Quando assassinatos em grande escala são considerados genocídio?
O termo genocídio tem sido notícia recentemente, em particular em relação ao tratamento que a China dá à a população de etnia Uigur. Mas, como escreve Imogen Foulkes, a definição restritiva da palavra torna a aplicação do termo difícil.
Este conteúdo foi publicado em 08. abril 2021 - 13:30Acabamos de chegar ao fim de outra longa sessão do Conselho de Direitos Humanos da ONU, na qual algumas situações muito graves de direitos humanos foram abordadas: Mianmar, Sudão do Sul, Síria, Coréia do Norte, Bielo-Rússia e muito mais. Nenhum país, sejamos honestos, tem um histórico perfeito de direitos humanos - quando o conselho discutiu o racismo sistêmico, ele se concentrou, com bons motivos, nos eventos recentes nos Estados Unidos. E os últimos relatórios sobre a pobreza infantil mostraram o Reino Unido sob uma luz bem pouco positiva.
Mas existem algumas violações dos direitos humanos que nos chocam profundamente, que consideramos mais sérias do que todas as outras e pelas quais a maioria de nós, pelo menos, acredita que deve haver responsabilização. O principal desses crimes é o genocídio. A própria definição do termo é assustadora: "O assassinato deliberado de um grande número de pessoas de uma determinada nação ou grupo étnico com o objetivo de destruir essa nação ou grupo."
Mas dê uma olhada novamente nessa definição. Na verdade, é bastante estreita. Um “grande número” de pessoas, de “uma determinada nação ou grupo étnico”. O termo foi introduzido pela primeira vez pelo advogado internacional Rafael Lemkin em 1944, para tentar definir o imenso crime do Holocausto, no qual ele perdeu muitos membros de sua própria família.
Em 1948, a Convenção das Nações Unidas sobre Genocídio foi adotada, em uma tentativa de evitar que esse horror aconteça novamente - ou, pelo menos, para garantir que aqueles que tentaram ou cometeram tais crimes seriam responsabilizados. Desde então, como me disse Paola Gaeta, professora de Direito Internacional do Instituto de Pós-Graduação de Genebra, a convenção permaneceu praticamente “inalterada”.
Genocídio ou crimes contra a humanidade?
O secretário de Estado dos EUA, Mike Pompeo, decidiu em janeiro acusar (via Twitter) a China de cometer genocídio contra a comunidade Uigur em Xinjiang, colocando o termo na agenda de notícias novamente. Um mês depois, o parlamento do Canadá expressou uma opinião semelhante.

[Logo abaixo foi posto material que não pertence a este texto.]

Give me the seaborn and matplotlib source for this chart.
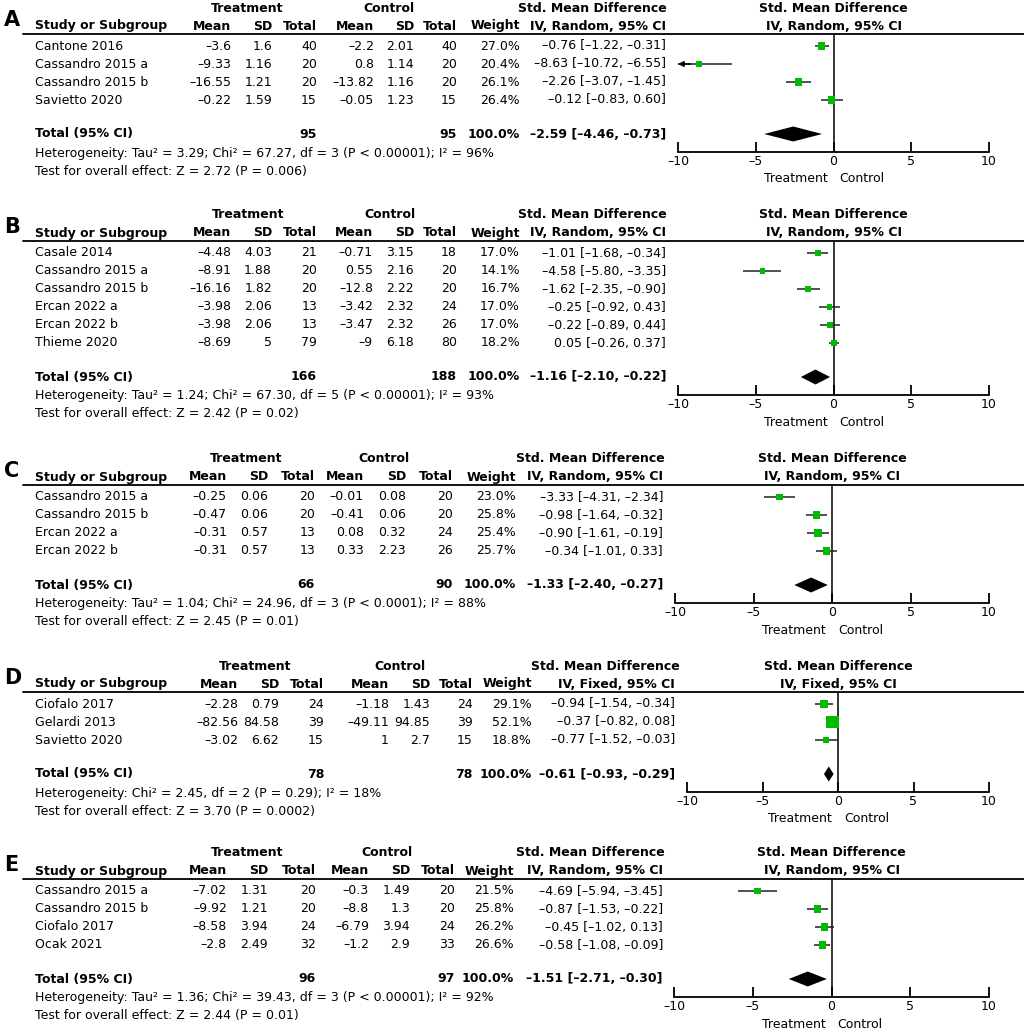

Curiosamente, os próprios grupos de direitos humanos tendem a usar o termo genocídio com moderação. Não, como Ken Roth explicou, porque os eventos em um determinado lugar não são “realmente muito ruins”, mas porque, como vimos, a definição de genocídio é bastante restritiva.
A matança de tutsis em Ruanda em 1994 pode ser considerada genocídio, por exemplo, mas o Ano Zero do Camboja não se encaixa perfeitamente. Não porque as mortes foram menos violentas ou numerosas, mas porque no Camboja a maioria das pessoas foi morta não por sua etnia, mas por causa de suas afiliações políticas ou sociais.
Quando os ex-líderes do Khmer Vermelho Nuon Chea e Khieu Samphan foram condenados por genocídio e crimes contra a humanidade, a condenação por genocídio estava relacionada à perseguição e assassinato da pequena comunidade muçulmana do Camboja, os crimes contra a humanidade foram atribuídos a todos os outros.
“As pessoas acham que, se você não chamar isso de genocídio, então não é sério, e isso é um erro”, Roth me disse.
Então, atribuímos gravidade demais ao termo genocídio e não o suficiente aos crimes contra a humanidade? Roth acredita que às vezes “vemos o genocídio como a única definição do que é realmente realmente ruim”. Paola Gaeta lembra que o genocídio ganhou o status da convenção, mas os crimes contra a humanidade não “ou pelo menos ainda não”.
Por outro lado, a convenção não gerou muitas convicções. O "objetivo de destruir" uma determinada nação ou grupo é notoriamente difícil de provar. A intenção genocida e o próprio ato de genocídio são obra de um sistema ou de uma organização, não de um indivíduo. Mas a lei, é claro, processa indivíduos. E quando esses indivíduos são levados aos tribunais, as vítimas costumam esperar anos pela justiça. O general sérvio Ratko Mladic foi finalmente condenado por genocídio em 2007, longos 12 anos após o massacre de Srebrenica.
Como Daniel Warner aponta: "Você pode identificar um indivíduo e uma cadeia de comando, [mas] é difícil levar essa pessoa à justiça".